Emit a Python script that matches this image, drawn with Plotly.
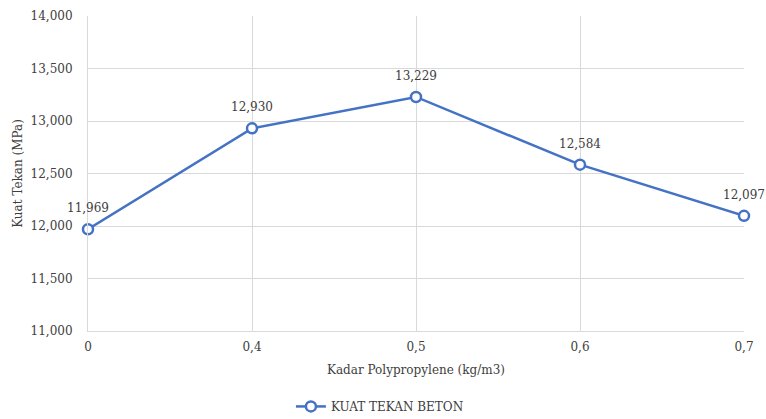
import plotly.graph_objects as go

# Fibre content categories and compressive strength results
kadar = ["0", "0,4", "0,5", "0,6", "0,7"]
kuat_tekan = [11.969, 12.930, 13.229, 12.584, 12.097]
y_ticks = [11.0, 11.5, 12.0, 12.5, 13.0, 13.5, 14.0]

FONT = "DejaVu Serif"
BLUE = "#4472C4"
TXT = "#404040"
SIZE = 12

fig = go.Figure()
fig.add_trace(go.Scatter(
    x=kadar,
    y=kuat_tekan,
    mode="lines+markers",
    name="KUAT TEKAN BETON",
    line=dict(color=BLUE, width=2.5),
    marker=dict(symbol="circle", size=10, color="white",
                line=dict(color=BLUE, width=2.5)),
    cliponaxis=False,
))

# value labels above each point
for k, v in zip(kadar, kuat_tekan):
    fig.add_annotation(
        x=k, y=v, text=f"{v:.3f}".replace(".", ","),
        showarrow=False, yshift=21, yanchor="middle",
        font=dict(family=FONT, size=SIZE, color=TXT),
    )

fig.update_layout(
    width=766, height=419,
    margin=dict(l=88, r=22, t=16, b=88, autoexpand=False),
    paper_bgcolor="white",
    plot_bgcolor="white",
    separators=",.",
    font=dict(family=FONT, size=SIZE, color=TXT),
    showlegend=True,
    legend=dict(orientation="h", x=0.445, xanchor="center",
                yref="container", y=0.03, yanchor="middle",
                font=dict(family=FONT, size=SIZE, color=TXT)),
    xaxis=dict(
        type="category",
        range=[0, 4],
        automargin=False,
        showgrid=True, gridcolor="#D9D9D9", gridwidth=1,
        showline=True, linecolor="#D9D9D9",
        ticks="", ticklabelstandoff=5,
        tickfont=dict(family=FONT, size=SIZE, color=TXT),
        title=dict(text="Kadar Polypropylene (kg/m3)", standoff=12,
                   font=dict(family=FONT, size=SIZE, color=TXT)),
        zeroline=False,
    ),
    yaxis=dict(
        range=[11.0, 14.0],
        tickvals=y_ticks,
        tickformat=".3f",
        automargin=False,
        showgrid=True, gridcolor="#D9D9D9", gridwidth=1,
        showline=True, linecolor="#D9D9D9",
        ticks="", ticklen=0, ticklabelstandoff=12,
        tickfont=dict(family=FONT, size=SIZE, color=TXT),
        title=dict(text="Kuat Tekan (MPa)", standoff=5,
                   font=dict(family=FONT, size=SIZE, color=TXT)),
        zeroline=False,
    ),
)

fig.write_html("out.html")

+---+

STATED GOAL: Print out the lines exactly, skipping any picture.

REPLY:
Emit a Python script that matches this image, drawn with Plotly.
import plotly.graph_objects as go

# Fibre content categories and compressive strength results
kadar = ["0", "0,4", "0,5", "0,6", "0,7"]
kuat_tekan = [11.969, 12.930, 13.229, 12.584, 12.097]
y_ticks = [11.0, 11.5, 12.0, 12.5, 13.0, 13.5, 14.0]

FONT = "DejaVu Serif"
BLUE = "#4472C4"
TXT = "#404040"
SIZE = 12

fig = go.Figure()
fig.add_trace(go.Scatter(
    x=kadar,
    y=kuat_tekan,
    mode="lines+markers",
    name="KUAT TEKAN BETON",
    line=dict(color=BLUE, width=2.5),
    marker=dict(symbol="circle", size=10, color="white",
                line=dict(color=BLUE, width=2.5)),
    cliponaxis=False,
))

# value labels above each point
for k, v in zip(kadar, kuat_tekan):
    fig.add_annotation(
        x=k, y=v, text=f"{v:.3f}".replace(".", ","),
        showarrow=False, yshift=21, yanchor="middle",
        font=dict(family=FONT, size=SIZE, color=TXT),
    )

fig.update_layout(
    width=766, height=419,
    margin=dict(l=88, r=22, t=16, b=88, autoexpand=False),
    paper_bgcolor="white",
    plot_bgcolor="white",
    separators=",.",
    font=dict(family=FONT, size=SIZE, color=TXT),
    showlegend=True,
    legend=dict(orientation="h", x=0.445, xanchor="center",
                yref="container", y=0.03, yanchor="middle",
                font=dict(family=FONT, size=SIZE, color=TXT)),
    xaxis=dict(
        type="category",
        range=[0, 4],
        automargin=False,
        showgrid=True, gridcolor="#D9D9D9", gridwidth=1,
        showline=True, linecolor="#D9D9D9",
        ticks="", ticklabelstandoff=5,
        tickfont=dict(family=FONT, size=SIZE, color=TXT),
        title=dict(text="Kadar Polypropylene (kg/m3)", standoff=12,
                   font=dict(family=FONT, size=SIZE, color=TXT)),
        zeroline=False,
    ),
    yaxis=dict(
        range=[11.0, 14.0],
        tickvals=y_ticks,
        tickformat=".3f",
        automargin=False,
        showgrid=True, gridcolor="#D9D9D9", gridwidth=1,
        showline=True, linecolor="#D9D9D9",
        ticks="", ticklen=0, ticklabelstandoff=12,
        tickfont=dict(family=FONT, size=SIZE, color=TXT),
        title=dict(text="Kuat Tekan (MPa)", standoff=5,
                   font=dict(family=FONT, size=SIZE, color=TXT)),
        zeroline=False,
    ),
)

fig.write_html("out.html")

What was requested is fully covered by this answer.